B & B is pretty good charcoal if the bag has been handled carefully. Too many times, I have bought it at big box stores like HEB and Academy and it was busted up way too much. Too many times, the bags of B & B I get are nothing but small pieces. A few of their retailers like Prause's in La Grange take great care and the product you get from them is good. You get a large amount of good sized chunks in a bag of Wicked Good without as much powder small bits or chunks. It is lump charcoal so you will never get a back completely without, as you see in my pictures.

Beyond that, there are other differences. For starters and most importantly Wicked Good is more dense than B & B. That means longer cook times, which means you will go through the B & B faster. The downside to denser charcoal is that it is not as easy to start.

Wicked Good also burns cleaner and leaves less residue. This is more of a selling point for restaurant use than home use. The flip side to this is that it will impart less flavor than other lump charcoals. I also have used Central market brand mesquite lump and the flavor differences is quite noticeable. I use wood chunks to get all the flavor I need anyway.

Wicked Good is also more environmentally friendly than other brands of lump charcoal. They take great care in making sure their suppliers only make charcoal in the most sustainable methods possible. More to come on that later though.


----------



## berto (Oct 14, 2004)

manintheboat said:


> B & B is pretty good charcoal if the bag has been handled carefully. Too many times, I have bought it at big box stores like HEB and Academy and it was busted up way too much. Too many times, the bags of B & B I get are nothing but small pieces. A few of their retailers like Prause's in La Grange take great care and the product you get from them is good. You get a large amount of good sized chunks in a bag of Wicked Good without as much powder small bits or chunks. It is lump charcoal so you will never get a back completely without, as you see in my pictures.
> 
> Beyond that, there are other differences. For starters and most importantly Wicked Good is more dense than B & B. That means longer cook times, which means you will go through the B & B faster. The downside to denser charcoal is that it is not as easy to start.
> 
> ...


Thanks bud, if I'm ever on that side I'll pick up a couple bags to try out


----------



## manintheboat (Jun 1, 2004)

I am working on getting some local retailers set up so you can buy it on any side of town. More to come


----------



## Muddskipper (Dec 29, 2004)

Had a great smoke today
The fire starter stick from academy made the light so much easier


----------



## Muddskipper (Dec 29, 2004)

Cheap chicken qtrs
And Wicked good charcoal 
Equals good Tasty food


----------



## w_r_ranch (Jan 14, 2005)

manintheboat said:


> Wicked Good is more dense than B & B. That means longer cook times, which means you will go through the B & B faster. The downside to denser charcoal is that it is not as easy to start.

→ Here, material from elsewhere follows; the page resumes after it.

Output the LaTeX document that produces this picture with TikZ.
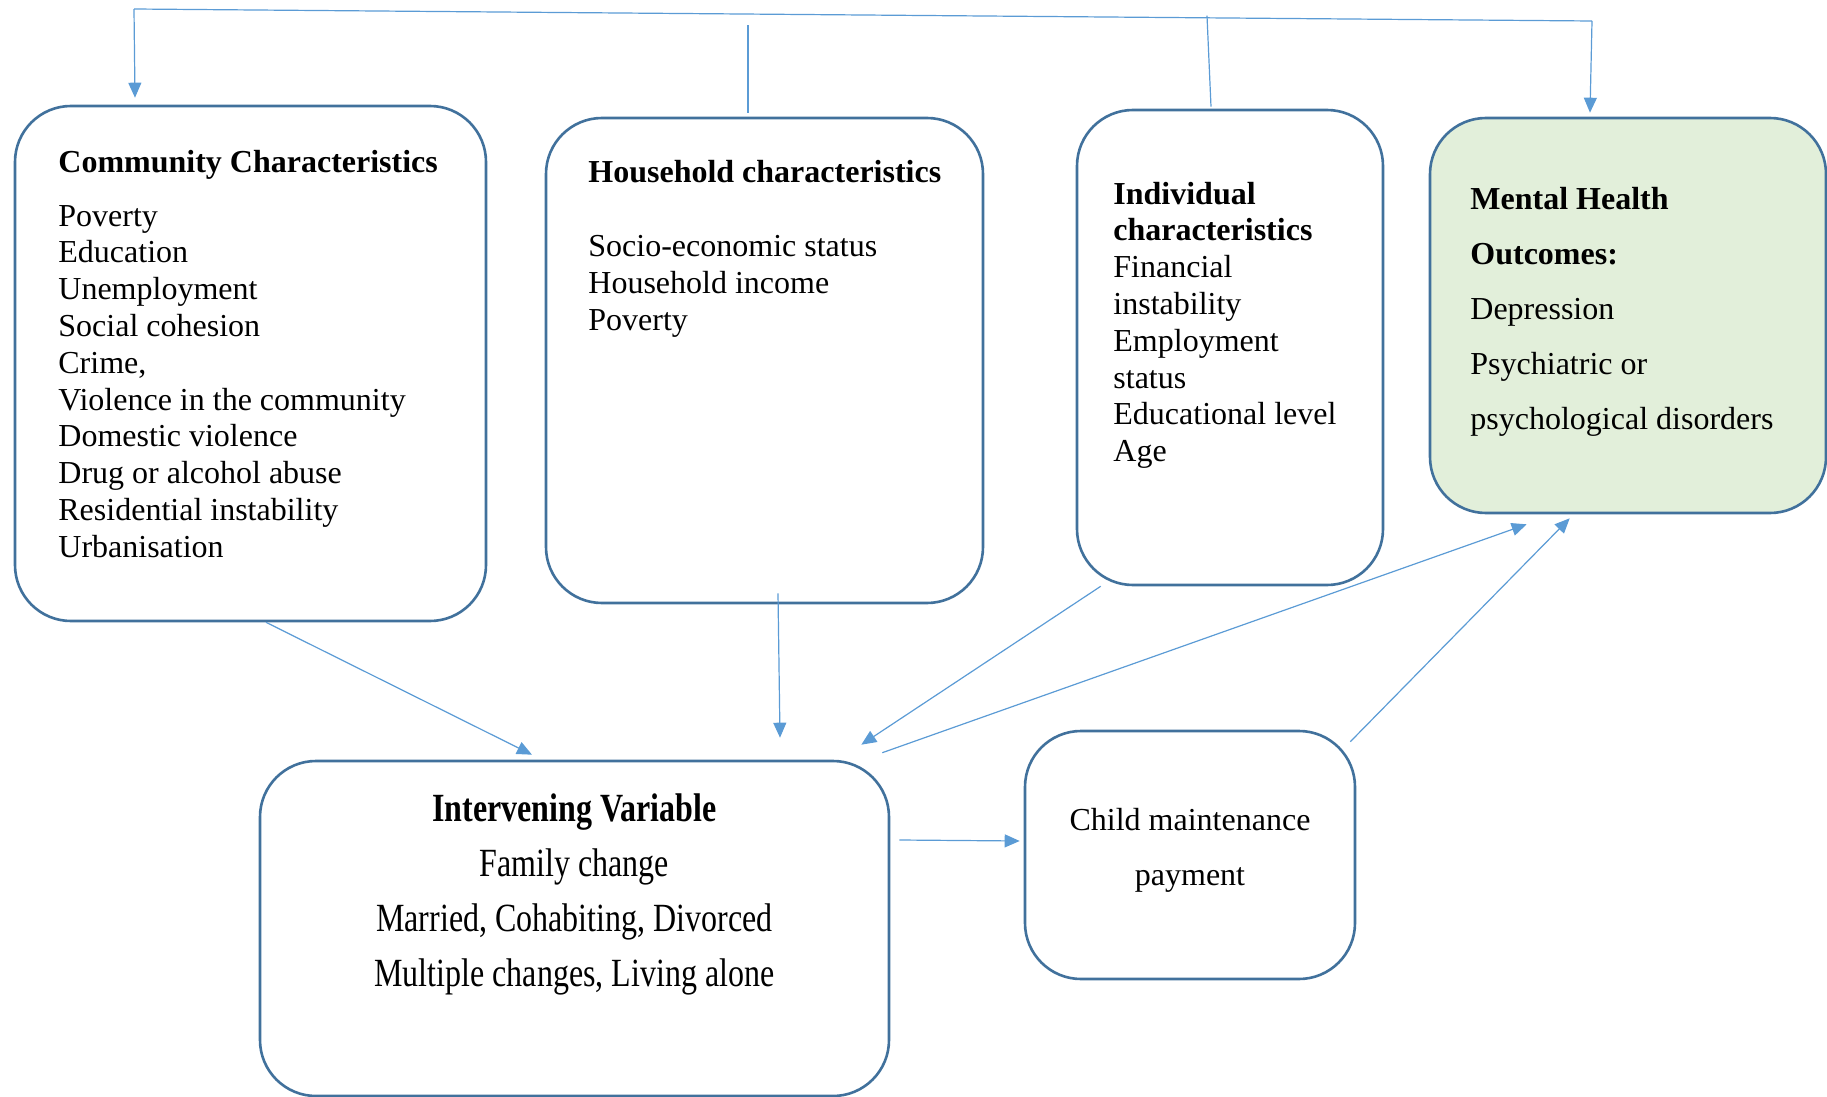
\documentclass[tikz,border=0pt]{standalone}
\usepackage{fontspec}
\setmainfont{Liberation Serif}
\newfontfamily\narrowserif[FakeStretch=0.8]{Liberation Serif}
\usepackage{tikz}
\usetikzlibrary{arrows.meta}

\definecolor{boxblue}{HTML}{41719C}
\definecolor{linkblue}{HTML}{5B9BD5}
\definecolor{mhgreen}{HTML}{E2EFDA}

\tikzset{
    box/.style={draw=boxblue, line width=1.3pt, rounded corners=28pt, inner sep=0pt},
    link/.style={draw=linkblue, line width=0.6pt},
    arr/.style={link, -{Triangle[length=7.5pt, width=6.5pt]}},
    boxtext/.style={inner sep=0pt, anchor=north west, align=left,
        font=\fontsize{16pt}{18.4pt}\selectfont},
    widetext/.style={inner sep=0pt, anchor=north west, align=left,
        font=\fontsize{16pt}{27.5pt}\selectfont}
}

\begin{document}
\begin{tikzpicture}[x=0.5pt, y=-0.5pt]
        \useasboundingbox (0,0) rectangle (1827,1097);

        % Boxes
        \node[box, minimum width=235.5pt, minimum height=257.5pt] (comm) at (250.5,363.5) {};
        \node[box, minimum width=218.5pt, minimum height=242.5pt] (hh) at (764.5,360.5) {};
        \node[box, minimum width=153pt, minimum height=237.5pt] (ind) at (1230,347.5) {};
        \node[box, fill=mhgreen, minimum width=198pt, minimum height=197.5pt] (mh) at (1628,315.5) {};
        \node[box, minimum width=314.5pt, minimum height=167.5pt] (interv) at (574.5,928.5) {};
        \node[box, minimum width=165pt, minimum height=124pt] (child) at (1190,855) {};

        % Texts in the boxes
        \node[boxtext] (commtext) at (58,149.5) {\textbf{Community Characteristics}\\[8.6pt]
            Poverty\\Education\\Unemployment\\Social cohesion\\Crime,\\
            Violence in the community\\Domestic violence\\Drug or alcohol abuse\\
            Residential instability\\Urbanisation};
        \node[boxtext] (hhtext) at (588,159.5) {\textbf{Household characteristics}\\[19pt]
            Socio-economic status\\Household income\\Poverty};
        \node[boxtext] (indtext) at (1113,181.5) {\textbf{Individual}\\\textbf{characteristics}\\
            Financial\\instability\\Employment\\status\\Educational level\\Age};
        \node[widetext] (mhtext) at (1470,186.5) {\textbf{Mental Health}\\\textbf{Outcomes:}\\
            Depression\\Psychiatric or\\psychological disorders};
        \node[inner sep=0pt, anchor=north, align=center,
            font=\narrowserif\fontsize{20pt}{27.5pt}\selectfont] (intervtext) at (574.5,793)
            {\textbf{Intervening Variable}\\Family change\\Married, Cohabiting, Divorced\\
            Multiple changes, Living alone};
        \node[inner sep=0pt, anchor=north, align=center,
            font=\fontsize{16pt}{27.5pt}\selectfont] (childtext) at (1190,808)
            {Child maintenance\\payment};

        % Top line over the boxes
        \coordinate (topL) at (134,9);
        \coordinate (topR) at (1592,21);
        \draw[link] (topL) -- (topR);
        \draw[arr] (topL) -- ([xshift=-57.75pt, yshift=3.5pt]comm.north);
        \draw[link] ([xshift=-8.25pt, yshift=2pt]hh.north) -- ++(0,-88);
        \draw[link] ([xshift=-9.5pt, yshift=1pt]ind.north) -- ++(-4,-91);
        \draw[arr] (topR) -- ([xshift=-19pt, yshift=2pt]mh.north);

        % Arrows into the intervening variable
        \draw[arr] ([xshift=7.75pt]comm.south) -- ([xshift=-21.25pt, yshift=2.5pt]interv.north);
        \draw[arr] ([xshift=6.75pt, yshift=5.5pt]hh.south) -- ([xshift=102.75pt, yshift=11pt]interv.north);
        \draw[arr] ([xshift=12.5pt]ind.south west) -- ([xshift=-14.5pt, yshift=7.5pt]interv.north east);

        % Arrows to the outcomes
        \draw[arr] ([xshift=-4pt, yshift=3.5pt]interv.north east) -- ([xshift=49pt, yshift=-5pt]mh.south west);
        \draw[arr] ([xshift=4.5pt, yshift=44.25pt]interv.east) -- ([xshift=-2pt, yshift=7pt]child.west);
        \draw[arr] ([xshift=-3pt, yshift=-6pt]child.north east) -- ([xshift=70.5pt, yshift=-2pt]mh.south west);

    \end{tikzpicture}
\end{document}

Wish I could try it... it looks pretty good. The downside would not be a issue for me... I always use the 'Red Dragon' (500K BTU pear burner) to start everything. 2 minutes is all that is needed.

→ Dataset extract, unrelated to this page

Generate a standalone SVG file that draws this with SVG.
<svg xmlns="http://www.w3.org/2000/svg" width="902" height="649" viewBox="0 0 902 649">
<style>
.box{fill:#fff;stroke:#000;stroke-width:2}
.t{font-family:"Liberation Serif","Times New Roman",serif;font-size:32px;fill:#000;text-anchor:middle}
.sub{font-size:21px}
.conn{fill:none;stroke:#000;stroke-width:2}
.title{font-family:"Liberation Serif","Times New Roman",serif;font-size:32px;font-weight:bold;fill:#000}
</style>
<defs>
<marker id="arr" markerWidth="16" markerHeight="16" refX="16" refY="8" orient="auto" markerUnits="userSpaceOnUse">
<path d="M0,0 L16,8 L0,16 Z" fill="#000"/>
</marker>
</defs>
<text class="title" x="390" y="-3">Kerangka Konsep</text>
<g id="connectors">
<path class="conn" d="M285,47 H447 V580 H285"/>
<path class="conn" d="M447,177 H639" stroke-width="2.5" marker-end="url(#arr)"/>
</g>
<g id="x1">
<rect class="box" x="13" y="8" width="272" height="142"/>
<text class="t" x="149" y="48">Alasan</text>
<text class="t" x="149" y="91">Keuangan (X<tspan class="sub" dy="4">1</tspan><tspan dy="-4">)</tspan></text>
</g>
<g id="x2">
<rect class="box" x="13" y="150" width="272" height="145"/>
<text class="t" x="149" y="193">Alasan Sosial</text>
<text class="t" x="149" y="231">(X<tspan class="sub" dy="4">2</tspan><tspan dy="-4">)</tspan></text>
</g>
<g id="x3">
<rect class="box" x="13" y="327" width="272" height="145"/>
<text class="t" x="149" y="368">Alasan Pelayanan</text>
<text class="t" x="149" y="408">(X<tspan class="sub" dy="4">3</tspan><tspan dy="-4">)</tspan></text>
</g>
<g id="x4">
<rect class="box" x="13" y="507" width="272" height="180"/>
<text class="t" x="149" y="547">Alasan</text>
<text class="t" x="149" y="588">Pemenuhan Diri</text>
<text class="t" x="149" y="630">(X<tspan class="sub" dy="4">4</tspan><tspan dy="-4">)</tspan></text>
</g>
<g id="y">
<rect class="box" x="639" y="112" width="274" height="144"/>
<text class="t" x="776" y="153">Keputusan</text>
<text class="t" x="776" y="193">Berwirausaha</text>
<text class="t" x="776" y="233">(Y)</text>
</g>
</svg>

Our last bag off B&B was nothing but chips & dust... it must have been handled by a bunch of union baggage handlers... :headknock


----------



## berto (Oct 14, 2004)

w_r_ranch said:


> Wish I could try it... it looks pretty good. The downside would not be a issue for me... I always use the 'Red Dragon' (500K BTU pear burner) to start everything. 2 minutes is all that is needed.
> 
> Our last bag off B&B was nothing but chips & dust... it must have been handled by a bunch of union baggage handlers... :headknock


I used to use a pear burner, then I just started some fire starters from HEB. Works just as good and dont have sparks flying everywhere.

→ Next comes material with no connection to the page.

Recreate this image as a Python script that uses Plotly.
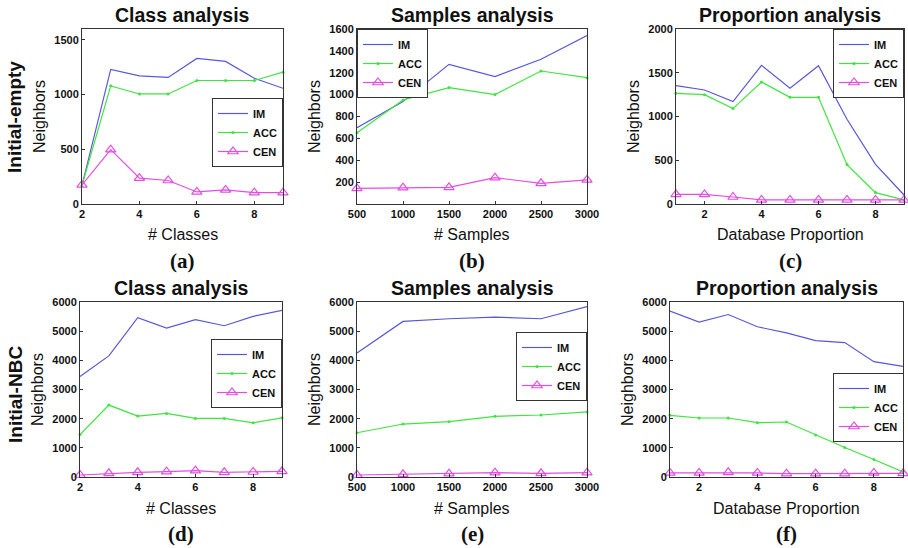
import plotly.graph_objects as go

W, H = 908, 548

# ---------------- data ----------------
classes = [2, 3, 4, 5, 6, 7, 8, 9]
samples = [500, 1000, 1500, 2000, 2500, 3000]
proportion = [1, 2, 3, 4, 5, 6, 7, 8, 9]

# (a) Initial-empty, class analysis
a_im = [170, 1230, 1172, 1157, 1331, 1304, 1150, 1058]
a_acc = [170, 1080, 1006, 1006, 1129, 1129, 1129, 1205]
a_cen = [175, 497, 236, 215, 110, 129, 104, 104]
# (b) Initial-empty, samples analysis
b_im = [698, 936, 1277, 1165, 1323, 1540]
b_acc = [652, 951, 1064, 1000, 1216, 1155]
b_cen = [143, 149, 152, 241, 189, 220]
# (c) Initial-empty, proportion analysis
c_im = [1352, 1303, 1170, 1585, 1322, 1581, 968, 453, 103]
c_acc = [1265, 1250, 1090, 1394, 1219, 1219, 450, 130, 46]
c_cen = [110, 110, 80, 46, 46, 46, 46, 46, 46]
# (d) Initial-NBC, class analysis
d_im = [3442, 4153, 5461, 5105, 5392, 5186, 5507, 5713]
d_acc = [1457, 2466, 2088, 2180, 2008, 2008, 1858, 2030]
d_cen = [69, 126, 160, 183, 218, 160, 172, 195]
# (e) Initial-NBC, samples analysis
e_im = [4253, 5333, 5425, 5483, 5425, 5839]
e_acc = [1517, 1816, 1897, 2080, 2126, 2230]
e_cen = [69, 92, 115, 149, 126, 149]
# (f) Initial-NBC, proportion analysis
f_im = [5690, 5310, 5570, 5150, 4943, 4678, 4609, 3954, 3793]
f_acc = [2115, 2023, 2023, 1862, 1885, 1437, 1011, 598, 172]
f_cen = [138, 138, 161, 138, 115, 115, 115, 138, 126]

series_names = ["IM", "ACC", "CEN"]
titles = ["Class analysis", "Samples analysis", "Proportion analysis"] * 2
xlabels = ["# Classes", "# Samples", "Database Proportion"] * 2
panel_labels = ["(a)", "(b)", "(c)", "(d)", "(e)", "(f)"]
row_labels = ["Initial-empty", "Initial-NBC"]

# ---------------- styling / layout ----------------
C_IM = "#5858da"
C_ACC = "#3fe43f"
C_CEN = "#e24ee2"
AXC = "#333333"

# pixel boxes of each axes: (x0, x1, ytop, ybottom)
boxes = [
    (82, 283, 29, 204),
    (357, 587, 29, 204),
    (676, 904, 29, 204),
    (80, 282, 302, 477),
    (357, 587, 302, 477),
    (670, 903, 302, 477),
]
# legend anchors (side, x, y top)
legend_pos = [
    ("right", 283, 98),
    ("left", 357, 29),
    ("right", 904, 29),
    ("right", 282, 339),
    ("right", 587, 332),
    ("right", 904, 373),
]

panels = [
    (classes, a_im, a_acc, a_cen, [2, 9], [2, 4, 6, 8], [0, 1600], [0, 500, 1000, 1500]),
    (samples, b_im, b_acc, b_cen, [500, 3000], samples, [0, 1600], list(range(200, 1601, 200))),
    (proportion, c_im, c_acc, c_cen, [1, 9], [2, 4, 6, 8], [0, 2000], [0, 500, 1000, 1500, 2000]),
    (classes, d_im, d_acc, d_cen, [2, 9], [2, 4, 6, 8], [0, 6000], list(range(0, 6001, 1000))),
    (samples, e_im, e_acc, e_cen, [500, 3000], samples, [0, 6000], list(range(0, 6001, 1000))),
    (proportion, f_im, f_acc, f_cen, [1, 9], [2, 4, 6, 8], [0, 6000], list(range(0, 6001, 1000))),
]

def px(x):
    return x / W

def py(y):
    return 1 - y / H

fig = go.Figure()
layout = {}
annotations = []

FONT = "Liberation Sans, Arial, sans-serif"
SERIF = "Liberation Serif, Times New Roman, serif"

for i, (xs, im, acc, cen, xr, xt, yr, yt) in enumerate(panels):
    n = i + 1
    xa = "x" if n == 1 else f"x{n}"
    ya = "y" if n == 1 else f"y{n}"
    leg = "legend" if n == 1 else f"legend{n}"
    x0, x1, yt_px, yb_px = boxes[i]

    fig.add_trace(go.Scatter(x=xs, y=im, name=series_names[0], mode="lines",
                             line=dict(color=C_IM, width=1.2), xaxis=xa, yaxis=ya,
                             legend=leg, cliponaxis=False))
    fig.add_trace(go.Scatter(x=xs, y=acc, name=series_names[1], mode="lines+markers",
                             line=dict(color=C_ACC, width=1.2),
                             marker=dict(color=C_ACC, size=3, symbol="circle"),
                             xaxis=xa, yaxis=ya, legend=leg, cliponaxis=False))
    fig.add_trace(go.Scatter(x=xs, y=cen, name=series_names[2], mode="lines+markers",
                             line=dict(color=C_CEN, width=1.2),
                             marker=dict(color=C_CEN, size=9, symbol="triangle-up-open",
                                         line=dict(width=1.2, color=C_CEN)),
                             xaxis=xa, yaxis=ya, legend=leg, cliponaxis=False))

    axis_common = dict(showline=True, mirror=True, linecolor=AXC, linewidth=1,
                       ticks="inside", ticklen=3, tickcolor=AXC, showgrid=False,
                       zeroline=False, automargin=False,
                       tickfont=dict(family=FONT, size=11, color="#111", weight="bold"))
    layout["xaxis" if n == 1 else f"xaxis{n}"] = dict(
        domain=[px(x0), px(x1)], anchor=ya, range=xr, tickvals=xt, **axis_common)
    layout["yaxis" if n == 1 else f"yaxis{n}"] = dict(
        domain=[py(yb_px), py(yt_px)], anchor=xa, range=yr, tickvals=yt,
        title=dict(text="Neighbors", font=dict(family=FONT, size=16, color="#111"), standoff=4),
        **axis_common)

    side, lx, ly = legend_pos[i]
    layout[leg] = dict(
        x=px(lx), y=py(ly), xanchor=side, yanchor="top",
        bgcolor="white", bordercolor=AXC, borderwidth=1,
        font=dict(family=FONT, size=11, color="#111", weight="bold"),
        tracegroupgap=0, itemwidth=30, traceorder="normal")

    cx = (x0 + x1) / 2
    annotations.append(dict(text=titles[i], x=px(cx), y=py(yt_px - 14), xref="paper", yref="paper",
                            showarrow=False, font=dict(family=FONT, size=19.5, color="#111", weight="bold"),
                            xanchor="center", yanchor="middle"))
    annotations.append(dict(text=xlabels[i], x=px(cx), y=py(yb_px + 31), xref="paper", yref="paper",
                            showarrow=False, font=dict(family=FONT, size=16, color="#111"),
                            xanchor="center", yanchor="middle"))
    annotations.append(dict(text=panel_labels[i], x=px(cx), y=py(yb_px + 57), xref="paper", yref="paper",
                            showarrow=False, font=dict(family=SERIF, size=21, color="#111", weight="bold"),
                            xanchor="center", yanchor="middle"))

annotations.append(dict(text=row_labels[0], x=px(15), y=py(117), xref="paper", yref="paper",
                        showarrow=False, textangle=-90,
                        font=dict(family=FONT, size=19, color="#111", weight="bold"),
                        xanchor="center", yanchor="middle"))
annotations.append(dict(text=row_labels[1], x=px(15), y=py(395), xref="paper", yref="paper",
                        showarrow=False, textangle=-90,
                        font=dict(family=FONT, size=19, color="#111", weight="bold"),
                        xanchor="center", yanchor="middle"))

fig.update_layout(
    width=W, height=H,
    margin=dict(l=0, r=0, t=0, b=0),
    paper_bgcolor="white", plot_bgcolor="white",
    annotations=annotations,
    **layout,
)

fig.write_html("out.html", config={"displayModeBar": False},
               post_script="document.body.style.margin='0';document.body.style.overflow='hidden';")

Man I just opened a bag of B&B this weekend and it was quite pathetic, nothing but small chips.


----------



## popo1984 (Apr 2, 2009)

Did some beef ribs in the UDS last week with Wicked Good and they came out awesome. Way better than using kingsford blue bag. I shut everything down after burning for 8 hours and there was still half of the lump there the next day when I checked. I did have a few scattered chunks of hickory in there but very few and less than I use if Im using KBB.


----------



## manintheboat (Jun 1, 2004)

any of you guys in the San Antonio area can buy Wicked Good at Sunset Ridge Home & Hardware on North New Braunfels. They bought a pallet last week.


----------



## manintheboat (Jun 1, 2004)

Muddskipper said:


> Cheap chicken qtrs
> And Wicked good charcoal
> Equals good Tasty food


looking good MS.


----------